I don’t fully understand how Westoek X came to be.
From what I gather, it was commissioned by a US importer, who asked the Deca brewery in Woesten-Vleteren to create it, who in turn roped in Urbain Coutteau to aid in its conception.
Whether that makes it a De Struise beer I’m not sure, but the label design is aesthetically similar enough to the rest of the range that I’m going to flatly refuse to change the title of this post.
I do know that I’m glad this beer exists.
Straight from the tap, soothing wet straw and damp earth vapours trigger imagined Belgian-farmhouse memories.
Fluffy and white in the head, deep burnt orange in the body, it entices you in.
Subtle, sweet honey greets you. A gentle, refreshing dryness asks if you want to stay the night. And you do.
And you want still more each time that tender caress leaves your mouth.
Situated on Burg, the smaller of the two main squares in Bruges, the De Struise store nestles inconspicuously among the historic buildings that surround it.
As well as almost the entire current De Struise bottle range, it has a tall cooler which chills three rotating taps.
There are a couple of seats outside and the counter serves a makeshift micro-bar. Well, it did for me...
Beautiful, enchanting Brugge.
I feel instantly relaxed here after the relative craziness of the Brussels weekend.
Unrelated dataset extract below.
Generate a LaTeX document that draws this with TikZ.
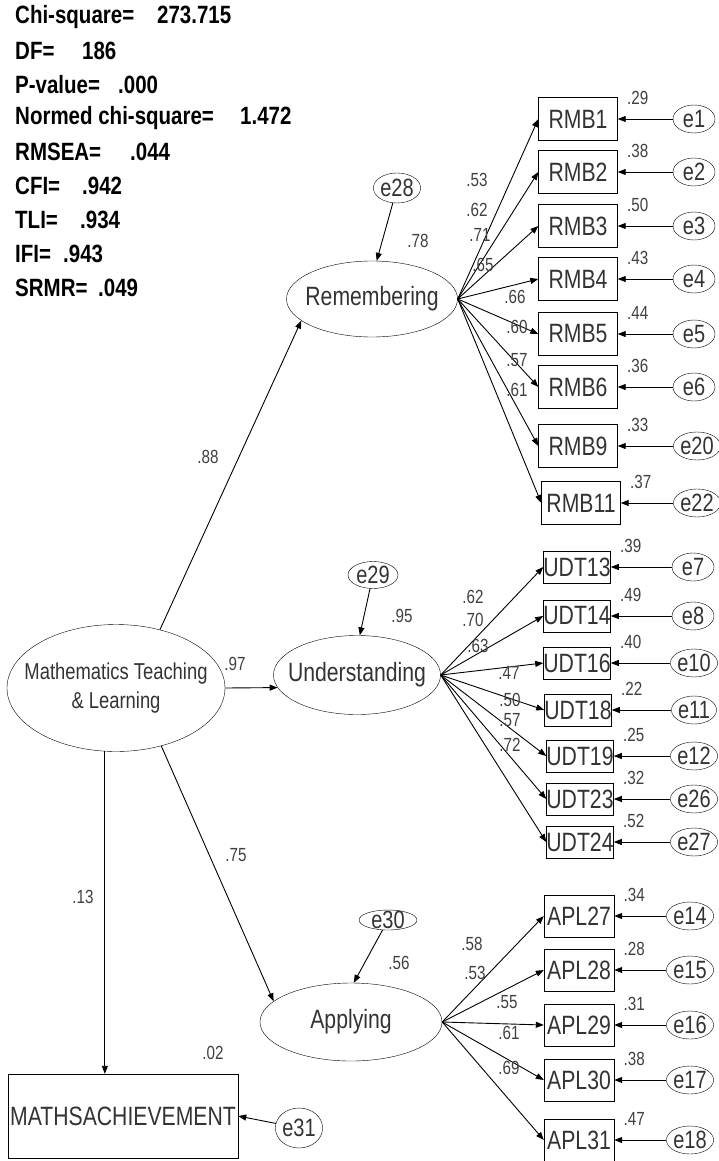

I kinda feel like I’ve come home.
No, not quite home.
More special than that. But I’ll save that for another post.
I head straight for the De Struise store as soon as I arrive. No map required.
I order a beer and start chatting to David, the gentleman behind the counter.
He’s instantly friendly and genuine. We talk about nothing but beer for 45 minutes. He speaks about his beyond-incredible bottle collection, but I still manage to impress with my Zwanze exploits.
As we move on to discuss the De Struise range I get a bit depressed – I just do not have the physical capability to carry any more beer home following a number of purchases at Cantillon the previous day.
The Black Damnation range is of particular interest.
To some, De Struise might seem like something of a brewing anomaly in Belgium.
It seems to share more in common with the American craft beer scene than Belgium’s rich heritage.
But the quality of their beer suggests otherwise. It’s not just hype – they combine European history with cutting-edge US style to create a canon of wonderfulness.
Along with this Westoek X, Ardmonnik, Tsjeeses and an intense taste-off between various Pannepot Grand Reservas punctuate this trip with glorious flavours.
De Struise, and fellow innovators like De Dolle, ensure Belgium has a future as well as a past.